Lopez Bravo raised the question of response to the press. It was agreed that they would inform the press of those who had participated in the conversations and note that the talks had been helpful and constructive.8 They had discussed matters of common interest to Spain and the United States, trade and economic problems, East-West relations, the Middle East and Mediterranean. Lopez Bravo asked whether the Spanish could announce a visit by Secretary Stans to further implement the non-military aspects of the recent agreement. It was agreed that no names would be mentioned but that it would be said that further exchanges of visits on both sides would take place on these matters.

Both sides expressed their satisfaction at the constructive nature of the talks. The Spaniards again expressed their pleasure at the President’s visit, and the President offered his gratitude of the warmth of his welcome in Spain.

  1. Source: National Archives, Nixon Presidential Materials, NSC Files, Box 467, President’s Trip Files, Europe 1970. Secret; Sensitive; Nodis. The meeting took place at the El Pardo Palace. Nixon visited Spain October 2–3, during a six-nation European trip September 27–October 5.

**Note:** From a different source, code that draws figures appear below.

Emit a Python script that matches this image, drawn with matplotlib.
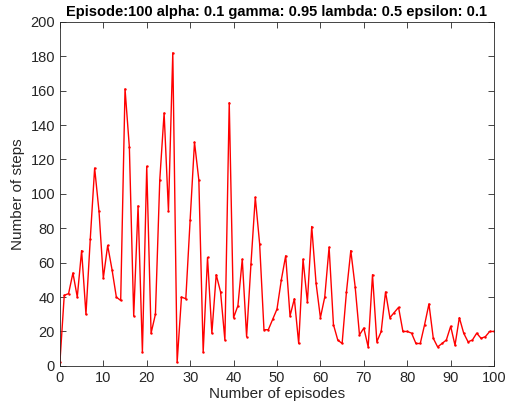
import matplotlib
matplotlib.use("Agg")
import matplotlib.pyplot as plt

episodes = list(range(0, 101))
steps = [2, 41, 42, 54, 40, 67, 30, 74, 115, 90,
         51, 70, 56, 40, 38, 161, 127, 29, 93, 8,
         116, 19, 30, 108, 147, 90, 182, 2, 40, 39,
         85, 130, 108, 8, 63, 19, 53, 43, 15, 153,
         28, 35, 62, 17, 59, 98, 71, 21, 21, 27,
         33, 50, 64, 29, 39, 13, 62, 37, 81, 48,
         28, 40, 69, 24, 15, 13, 43, 67, 46, 18,
         22, 11, 53, 14, 20, 43, 28, 31, 34, 20,
         20, 19, 13, 13, 24, 36, 16, 11, 13, 15,
         23, 12, 28, 19, 14, 15, 19, 16, 17, 20, 20]
xticks = list(range(0, 101, 10))
yticks = list(range(0, 201, 20))
title = "Episode:100 alpha: 0.1 gamma: 0.95 lambda: 0.5 epsilon: 0.1"

plt.rcParams['font.family'] = ['Liberation Sans', 'DejaVu Sans']
fig = plt.figure(figsize=(5.12, 4.12), dpi=100)
ax = fig.add_axes([0.117, 0.112, 0.848, 0.835])
ax.plot(episodes, steps, color='#ff0000', linewidth=1.0, marker='.', markersize=1.5)
ax.set_xlim(0, 100)
ax.set_ylim(0, 200)
ax.set_xticks(xticks)
ax.set_yticks(yticks)
ax.tick_params(direction='in', top=True, right=True, labelsize=10.5, length=4, width=0.6, colors='#262626')
for s in ax.spines.values():
    s.set_linewidth(0.6)
    s.set_color('#262626')
ax.set_xlabel("Number of episodes", fontsize=11, color='#262626', labelpad=2)
ax.set_ylabel("Number of steps", fontsize=11, color='#262626', labelpad=4)
ax.set_title(title, fontsize=10.5, fontweight='bold', pad=4)
fig.savefig("out.png", dpi=100)
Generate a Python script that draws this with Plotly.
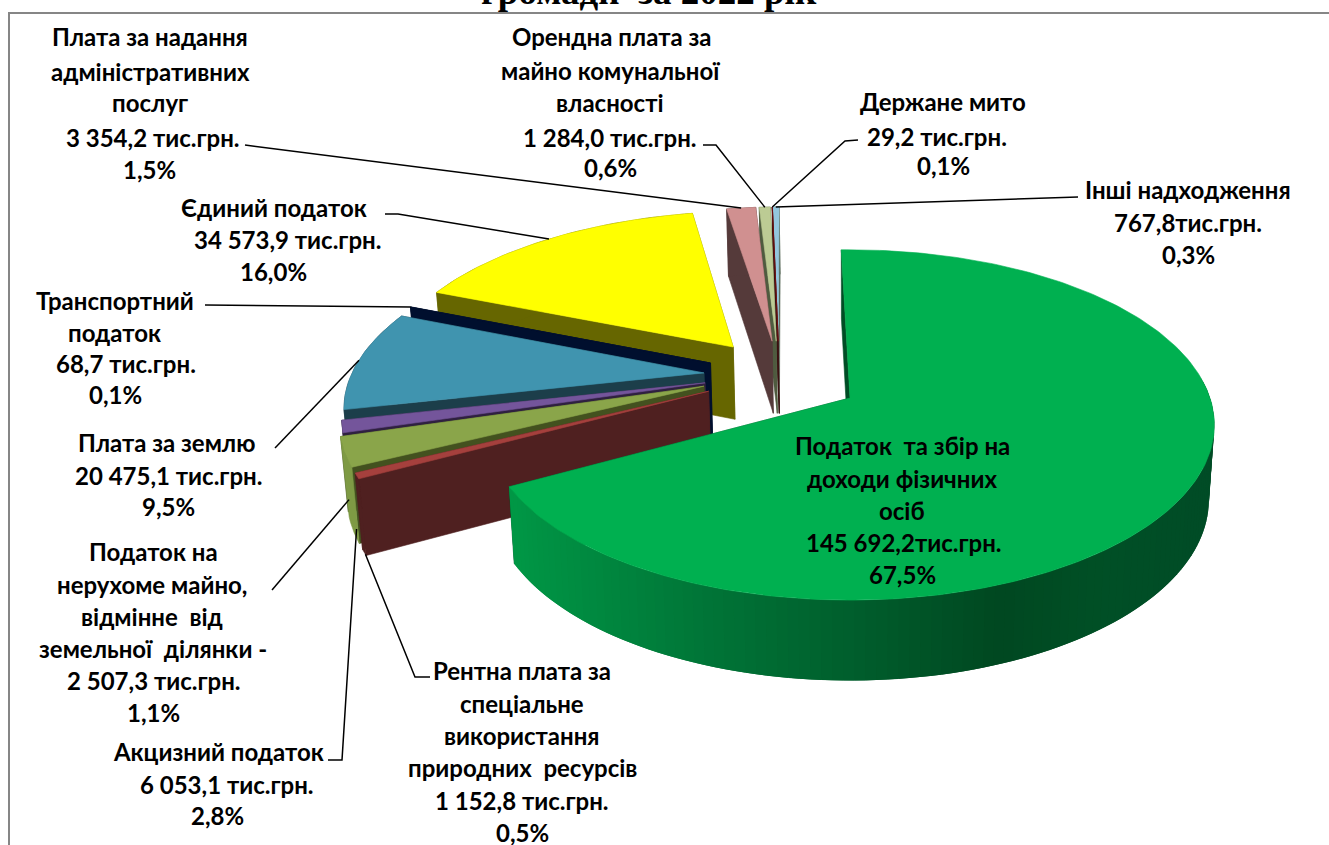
import numpy as np
import plotly.graph_objects as go

# ---------- data ----------
names = ["ПДФО", "Рентна плата", "Акцизний податок", "Податок на нерухоме майно", "Плата за землю",
         "Транспортний податок", "Єдиний податок", "Плата за адмін. послуги", "Орендна плата", "Держане мито", "Інші надходження"]
values = [145692.2, 1152.8, 6053.1, 2507.3, 20475.1, 68.7, 34573.9, 3354.2, 1284.0, 29.2, 767.8]

label_lines = [
    ["Податок  та збір на", "доходи фізичних", "осіб", "145 692,2тис.грн.", "67,5%"],
    ["Рентна плата за", "спеціальне", "використання", "природних  ресурсів", "1 152,8 тис.грн.", "0,5%"],
    ["Акцизний податок", "6 053,1 тис.грн.", "2,8%"],
    ["Податок на", "нерухоме майно,", "відмінне  від", "земельної  ділянки -", "2 507,3 тис.грн.", "1,1%"],
    ["Плата за землю", "20 475,1 тис.грн.", "9,5%"],
    ["Транспортний", "податок", "68,7 тис.грн.", "0,1%"],
    ["Єдиний податок", "34 573,9 тис.грн.", "16,0%"],
    ["Плата за надання", "адміністративних", "послуг", "3 354,2 тис.грн.", "1,5%"],
    ["Орендна плата за", "майно комунальної", "власності", "1 284,0 тис.грн.", "0,6%"],
    ["Держане мито", "29,2 тис.грн.", "0,1%"],
    ["Інші надходження", "767,8тис.грн.", "0,3%"],
]
title_text = "громади  за 2022 рік"

# ---------- styles / layout ----------
top_colors = ["#00B050", "#A5403D", "#8AA54A", "#74559B", "#4094AF", "#001030", "#FFFF00", "#D09090", "#BCCB94", "#7A1010", "#93C6DE"]
cut_colors = ["#004D25", "#4F2020", "#43511F", "#2F2040", "#1C3E4A", "#000F2E", "#666600", "#553A3A", "#4F5B3F", "#3A1010", "#5B6B5B"]
side_colors = [None, "#4F2020", "#7E9A44", "#2F2040", "#1C3E4A", "#000F2E", "#666600", "#553A3A", "#4F5B3F", "#3A1010", "#5B6B5B"]
# explosion offsets in the pie plane (fraction of radius)
offset_x = [0, -0.395, -0.41, -0.408, -0.415, -0.40, -0.34, -0.228, -0.216, -0.21, -0.21]
offset_y = [0, 0.04, 0.07, 0.09, 0.15, 0.211, 0.3126, 0.35, 0.35, 0.35, 0.35]
paint_order = [10, 9, 8, 7, 6, 5, 4, 3, 2, 1, 0]

CX, CY, RX, RY, K, START, DEPTH, BOTTOM_SCALE = 850, 398, 360, 171, 0.154, -1.6, 74, 0.985

# per-line label placement
label_x = [[902, 902, 902, 904, 902], [522] * 6, [218, 227, 217], [153, 152, 152, 153, 154, 153],
           [166, 168, 168], [115, 114, 126, 115], [274, 287, 273], [150, 150, 150, 153, 149],
           [611, 610, 610, 610, 610], [943, 937, 943], [1188, 1188, 1188]]
label_y = [[445, 478, 510, 542, 574], [670, 703, 735, 767, 800, 832], [751, 784, 815],
           [551, 584, 616, 648, 680, 712], [442, 475, 506], [300, 332, 363, 394], [207, 239, 271],
           [36, 71, 102, 137, 169], [36, 70, 102, 137, 167], [101, 136, 165], [189, 222, 254]]
# leaders: anchor slice, fraction across slice, fraction of depth, elbow points of the callout
leaders = [
    (1, 0.2, 1.0, [(430, 677), (415, 677)]),
    (2, 0.1, 0.85, [(328, 760), (342, 760)]),
    (2, 0.55, 0.65, [(272, 590)]),
    (4, 0.5, 0.0, [(275, 448)]),
    (5, 0.5, 0.0, [(205, 305)]),
    (6, 0.5, 0.0, [(385, 214), (398, 214)]),
    (7, 0.5, 0.0, [(245, 145)]),
    (8, 0.5, 0.0, [(703, 145), (716, 145)]),
    (9, 0.5, 0.0, [(858, 140), (845, 141)]),
    (10, 0.5, 0.0, [(1078, 197)]),
]
LABEL_FONT = dict(family="Lato, Carlito, 'Open Sans', sans-serif", size=24, color="black")


def project(theta_deg, radius, ox, oy, z=0.0):
    t = np.radians(np.asarray(theta_deg, dtype=float))
    x = radius * np.sin(t) + ox
    y = radius * np.cos(t) + oy
    w = 1 + K * y
    scale = 1 - (1 - BOTTOM_SCALE) * z
    sx = CX + RX * x / w * scale
    sy = CY - RY * y / w + z * DEPTH / np.sqrt(w)
    return sx, sy


total = sum(values)
edges = START + 360 * np.concatenate([[0], np.cumsum(values)]) / total

fig = go.Figure()


def poly(xs, ys, color, width=0.6):
    fig.add_trace(go.Scatter(x=list(xs) + [xs[0]], y=list(ys) + [ys[0]], mode="lines", fill="toself",
                             fillcolor=color, line=dict(color=color, width=width), hoverinfo="skip", showlegend=False))


def green_shade(px):
    stops = [510, 700, 850, 1000, 1100, 1215]
    g = np.interp(px, stops, [152, 118, 95, 72, 80, 76])
    b = np.interp(px, stops, [70, 56, 45, 33, 38, 38])
    return f"rgb(0,{int(g)},{int(b)})"


for i in paint_order:
    a0, a1 = edges[i], edges[i + 1]
    ox, oy = offset_x[i], offset_y[i]
    ax0, ay0 = project(0, 0, ox, oy)
    ax1, ay1 = project(0, 0, ox, oy, 1)
    # cut walls
    for ang in (a1, a0):
        x0, y0 = project(ang, 1, ox, oy)
        x1, y1 = project(ang, 1, ox, oy, 1)
        poly([ax0, x0, x1, ax1], [ay0, y0, y1, ay1], cut_colors[i])
    # outer wall, overlapping quads so no seams show
    n = max(2, int((a1 - a0) / 1.5))
    ang = np.linspace(a0, a1, n + 1)
    tx, ty = project(ang, 1, ox, oy)
    bx, by = project(ang, 1, ox, oy, 1)
    if side_colors[i] is None:
        for j in range(n):
            e = min(j + 2, n)
            if np.cos(np.radians(ang[j])) < 0.15:
                poly([tx[j], tx[e], bx[e], bx[j]], [ty[j], ty[e], by[e], by[j]],
                     green_shade((tx[j] + tx[j + 1]) / 2), width=0)
    else:
        poly(list(tx) + list(bx[::-1]), list(ty) + list(by[::-1]), side_colors[i])
    # top face
    fine = np.linspace(a0, a1, max(3, int((a1 - a0)) + 2))
    fx, fy = project(fine, 1, ox, oy)
    poly([ax0] + list(fx), [ay0] + list(fy), top_colors[i])

# leaders
for idx, frac, zf, pts in leaders:
    ang = edges[idx] + frac * (edges[idx + 1] - edges[idx])
    ex, ey = project(ang, 1, offset_x[idx], offset_y[idx], zf)
    fig.add_trace(go.Scatter(x=[p[0] for p in pts] + [float(ex)], y=[p[1] for p in pts] + [float(ey)], mode="lines",
                             line=dict(color="black", width=1.5), hoverinfo="skip", showlegend=False))

annotations = []
for lines, xs, ys in zip(label_lines, label_x, label_y):
    for text, x, y in zip(lines, xs, ys):
        annotations.append(dict(x=x, y=y, xref="x", yref="y", text=f"<b>{text.replace('  ', '&nbsp; ')}</b>",
                                showarrow=False, xanchor="center", yanchor="middle", font=LABEL_FONT))
annotations.append(dict(x=649, y=14, xref="x", yref="y", text=f"<b>{title_text.replace('  ', '&nbsp; ')}</b>", showarrow=False,
                        xanchor="center", yanchor="bottom",
                        font=dict(family="Liberation Serif, serif", size=37, color="black")))

fig.update_layout(
    width=1329, height=845, margin=dict(l=0, r=0, t=0, b=0),
    paper_bgcolor="white", plot_bgcolor="white", showlegend=False,
    xaxis=dict(range=[0, 1329], visible=False, fixedrange=True),
    yaxis=dict(range=[845, 0], visible=False, fixedrange=True),
    annotations=annotations,
    shapes=[dict(type="rect", xref="x", yref="y", x0=9, y0=13, x1=1345, y1=860,
                 line=dict(color="#868686", width=2), layer="below")],
)
fig.write_html("out.html", post_script="document.body.style.margin='0';", config={"displayModeBar": False})
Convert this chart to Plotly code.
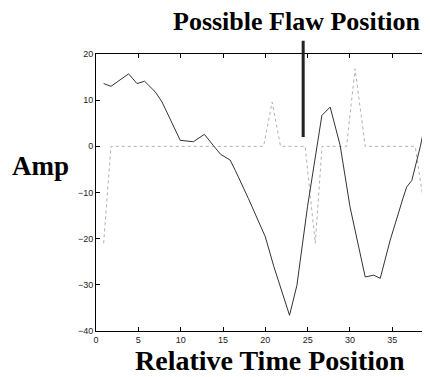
import plotly.graph_objects as go

# Dark (solid) trace: relative time position vs amplitude
dark_x = [0.9, 1.77, 3.85, 4.84, 5.74, 7.0, 7.8, 9.95, 11.5, 12.8, 13.85, 14.7, 15.85,
          16.45, 18.0, 20.0, 21.0, 22.0, 22.86, 23.73, 24.98, 26.68, 27.66, 28.84, 30.0,
          31.8, 32.8, 33.57, 34.75, 36.3, 36.7, 37.3, 38.3, 39.6]
dark_y = [13.6, 13.0, 15.7, 13.6, 14.1, 11.8, 9.6, 1.3, 1.0, 2.6, 0.2, -1.7, -3.0,
          -5.2, -11.3, -19.6, -26.0, -31.7, -36.6, -30.1, -13.1, 6.7, 8.5, 0.2, -13.1,
          -28.3, -27.9, -28.6, -20.3, -11.0, -8.8, -7.4, -0.1, 11.4]

# Dotted trace
dot_x = [0.9, 1.77, 19.8, 20.8, 21.8, 24.7, 25.9, 26.7, 29.6, 30.6, 31.8, 37.7, 38.6, 39.6]
dot_y = [-21, 0, 0, 9.6, 0, 0, -21, 0, 0, 16.8, 0, 0, -11, -1]

x_ticks = [0, 5, 10, 15, 20, 25, 30, 35, 40]
y_ticks = [-40, -30, -20, -10, 0, 10, 20]
x_range = [0, 39.45]
y_range = [-40, 20]

flaw_x = 24.47
flaw_y = [2.0, 23.2]

title_text = "Possible Flaw Position"
x_label = "Relative Time Position"
y_label = "Amp"

fig = go.Figure()
fig.add_trace(go.Scatter(x=dot_x, y=dot_y, mode="lines",
                         line=dict(color="#b0b0b0", width=1, dash="dot"), showlegend=False))
fig.add_trace(go.Scatter(x=dark_x, y=dark_y, mode="lines",
                         line=dict(color="#333333", width=1), showlegend=False))

def serif(size):
    return dict(family="Liberation Serif", size=size, color="black")

fig.add_annotation(x=flaw_x, y=flaw_y[0], ax=flaw_x, ay=flaw_y[1],
                   xref="x", yref="y", axref="x", ayref="y",
                   text="", showarrow=True, arrowhead=0, arrowwidth=3,
                   arrowcolor="#222222", standoff=0, startstandoff=0)

fig.add_annotation(text="<b>%s</b>" % title_text, xref="paper", yref="paper",
                   x=0.6003, y=1.119, xanchor="center", yanchor="middle",
                   showarrow=False, font=serif(26))
fig.add_annotation(text="<b>%s</b>" % y_label, xref="paper", yref="paper",
                   x=-0.1647, y=0.595, xanchor="center", yanchor="middle",
                   showarrow=False, font=serif(27))
fig.add_annotation(text="<b>%s</b>" % x_label, xref="paper", yref="paper",
                   x=0.521, y=-0.105, xanchor="center", yanchor="middle",
                   showarrow=False, font=serif(28))

tickfont = dict(family="Liberation Sans", size=9, color="#222222")
fig.update_xaxes(range=x_range, tickvals=x_ticks, ticks="inside", ticklen=4,
                 showline=True, linecolor="black", linewidth=1, mirror="ticks",
                 showgrid=False, zeroline=False, tickfont=tickfont, tickcolor="black")
fig.update_yaxes(range=y_range, tickvals=y_ticks, ticks="inside", ticklen=4,
                 showline=True, linecolor="black", linewidth=1, mirror="ticks",
                 showgrid=False, zeroline=False, tickfont=tickfont, tickcolor="black")

# The page body has an 8px margin, so the figure is sized to fit the window.
fig.update_layout(width=422, height=369, margin=dict(l=88, r=0, t=46, b=46),
                  plot_bgcolor="white", paper_bgcolor="white")

fig.write_html("out.html")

  2. The Egyptian President died September 28 of a heart attack.
  3. King Hussein of Jordan.
  4. Reference to a December 9, 1969, statement by Rogers on a formula for Arab-Israeli peace. (Department of State Bulletin, January 5, 1970, pp. 7–11)
  5. During the President’s September 30–October 2 visit to Yugoslavia. A memorandum of conversation is in Foreign Relations, 1969–1976, volume XXIX, Eastern Europe; Eastern Mediterranean, 1969–1972, Document 221.
  6. King Hassan II had ruled since 1961.
  7. Spain and the EC signed a preferential trade agreement on June 29, 1970, as did Israel and the EC.
  8. The President and Franco commented on their talks during toasts at a State dinner that evening. For texts, see Public Papers: Nixon, 1970, pp. 799–801.